>> begin
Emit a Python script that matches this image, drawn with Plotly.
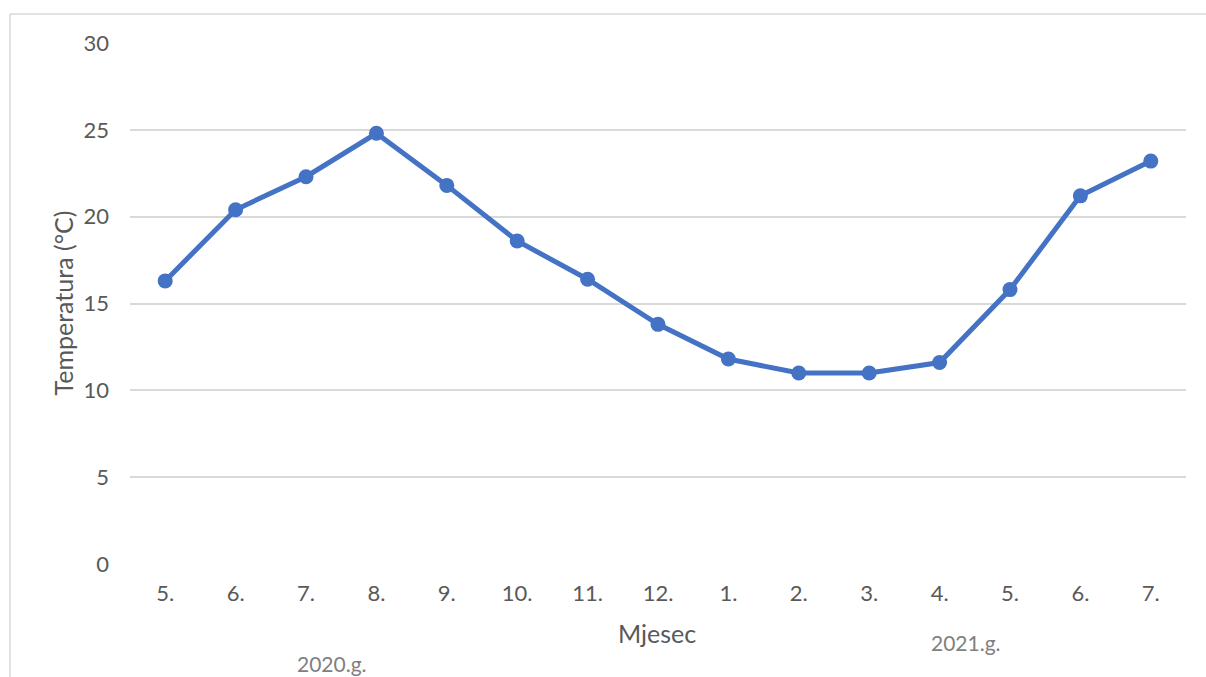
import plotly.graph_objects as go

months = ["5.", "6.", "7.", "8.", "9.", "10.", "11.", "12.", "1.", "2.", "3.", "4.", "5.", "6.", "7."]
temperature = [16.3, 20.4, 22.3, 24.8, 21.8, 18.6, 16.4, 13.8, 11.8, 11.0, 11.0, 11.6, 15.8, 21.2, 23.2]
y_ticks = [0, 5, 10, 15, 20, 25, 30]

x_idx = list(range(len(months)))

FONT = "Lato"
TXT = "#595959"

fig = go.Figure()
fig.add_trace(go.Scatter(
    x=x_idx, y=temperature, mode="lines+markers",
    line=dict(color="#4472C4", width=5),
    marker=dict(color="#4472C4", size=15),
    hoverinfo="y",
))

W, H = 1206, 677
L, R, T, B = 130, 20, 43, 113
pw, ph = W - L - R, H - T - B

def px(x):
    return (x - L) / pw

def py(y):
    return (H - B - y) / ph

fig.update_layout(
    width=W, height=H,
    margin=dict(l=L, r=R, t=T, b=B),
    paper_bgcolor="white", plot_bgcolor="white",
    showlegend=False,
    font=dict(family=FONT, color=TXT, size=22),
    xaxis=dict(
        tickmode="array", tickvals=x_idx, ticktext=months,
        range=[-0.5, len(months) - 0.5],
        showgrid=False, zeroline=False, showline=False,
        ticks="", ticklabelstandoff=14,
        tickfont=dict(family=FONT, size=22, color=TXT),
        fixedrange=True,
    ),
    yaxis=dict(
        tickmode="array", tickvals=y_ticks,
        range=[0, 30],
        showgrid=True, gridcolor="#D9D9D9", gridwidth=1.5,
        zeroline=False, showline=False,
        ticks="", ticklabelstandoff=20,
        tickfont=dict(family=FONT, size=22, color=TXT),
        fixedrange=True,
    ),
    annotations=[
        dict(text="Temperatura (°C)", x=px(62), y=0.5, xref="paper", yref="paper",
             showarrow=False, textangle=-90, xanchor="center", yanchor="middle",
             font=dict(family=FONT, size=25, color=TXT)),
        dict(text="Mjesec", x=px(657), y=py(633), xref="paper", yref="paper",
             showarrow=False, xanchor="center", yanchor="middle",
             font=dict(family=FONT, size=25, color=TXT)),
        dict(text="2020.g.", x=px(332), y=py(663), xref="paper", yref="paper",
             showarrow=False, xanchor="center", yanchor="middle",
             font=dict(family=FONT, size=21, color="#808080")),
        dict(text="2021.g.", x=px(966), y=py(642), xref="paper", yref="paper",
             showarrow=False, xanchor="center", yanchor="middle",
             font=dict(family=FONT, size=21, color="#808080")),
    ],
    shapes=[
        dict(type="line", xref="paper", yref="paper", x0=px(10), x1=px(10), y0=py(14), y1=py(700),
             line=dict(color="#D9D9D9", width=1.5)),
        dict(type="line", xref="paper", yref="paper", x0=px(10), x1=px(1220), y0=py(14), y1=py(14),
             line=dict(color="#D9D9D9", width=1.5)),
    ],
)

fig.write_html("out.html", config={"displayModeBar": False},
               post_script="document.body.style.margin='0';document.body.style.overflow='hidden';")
>> end
**Work instructions:** All of the material above should be reproduced exactly, except the pictures.

**Completed exercise:**
Emit a Python script that matches this image, drawn with Plotly.
import plotly.graph_objects as go

months = ["5.", "6.", "7.", "8.", "9.", "10.", "11.", "12.", "1.", "2.", "3.", "4.", "5.", "6.", "7."]
temperature = [16.3, 20.4, 22.3, 24.8, 21.8, 18.6, 16.4, 13.8, 11.8, 11.0, 11.0, 11.6, 15.8, 21.2, 23.2]
y_ticks = [0, 5, 10, 15, 20, 25, 30]

x_idx = list(range(len(months)))

FONT = "Lato"
TXT = "#595959"

fig = go.Figure()
fig.add_trace(go.Scatter(
    x=x_idx, y=temperature, mode="lines+markers",
    line=dict(color="#4472C4", width=5),
    marker=dict(color="#4472C4", size=15),
    hoverinfo="y",
))

W, H = 1206, 677
L, R, T, B = 130, 20, 43, 113
pw, ph = W - L - R, H - T - B

def px(x):
    return (x - L) / pw

def py(y):
    return (H - B - y) / ph

fig.update_layout(
    width=W, height=H,
    margin=dict(l=L, r=R, t=T, b=B),
    paper_bgcolor="white", plot_bgcolor="white",
    showlegend=False,
    font=dict(family=FONT, color=TXT, size=22),
    xaxis=dict(
        tickmode="array", tickvals=x_idx, ticktext=months,
        range=[-0.5, len(months) - 0.5],
        showgrid=False, zeroline=False, showline=False,
        ticks="", ticklabelstandoff=14,
        tickfont=dict(family=FONT, size=22, color=TXT),
        fixedrange=True,
    ),
    yaxis=dict(
        tickmode="array", tickvals=y_ticks,
        range=[0, 30],
        showgrid=True, gridcolor="#D9D9D9", gridwidth=1.5,
        zeroline=False, showline=False,
        ticks="", ticklabelstandoff=20,
        tickfont=dict(family=FONT, size=22, color=TXT),
        fixedrange=True,
    ),
    annotations=[
        dict(text="Temperatura (°C)", x=px(62), y=0.5, xref="paper", yref="paper",
             showarrow=False, textangle=-90, xanchor="center", yanchor="middle",
             font=dict(family=FONT, size=25, color=TXT)),
        dict(text="Mjesec", x=px(657), y=py(633), xref="paper", yref="paper",
             showarrow=False, xanchor="center", yanchor="middle",
             font=dict(family=FONT, size=25, color=TXT)),
        dict(text="2020.g.", x=px(332), y=py(663), xref="paper", yref="paper",
             showarrow=False, xanchor="center", yanchor="middle",
             font=dict(family=FONT, size=21, color="#808080")),
        dict(text="2021.g.", x=px(966), y=py(642), xref="paper", yref="paper",
             showarrow=False, xanchor="center", yanchor="middle",
             font=dict(family=FONT, size=21, color="#808080")),
    ],
    shapes=[
        dict(type="line", xref="paper", yref="paper", x0=px(10), x1=px(10), y0=py(14), y1=py(700),
             line=dict(color="#D9D9D9", width=1.5)),
        dict(type="line", xref="paper", yref="paper", x0=px(10), x1=px(1220), y0=py(14), y1=py(14),
             line=dict(color="#D9D9D9", width=1.5)),
    ],
)

fig.write_html("out.html", config={"displayModeBar": False},
               post_script="document.body.style.margin='0';document.body.style.overflow='hidden';")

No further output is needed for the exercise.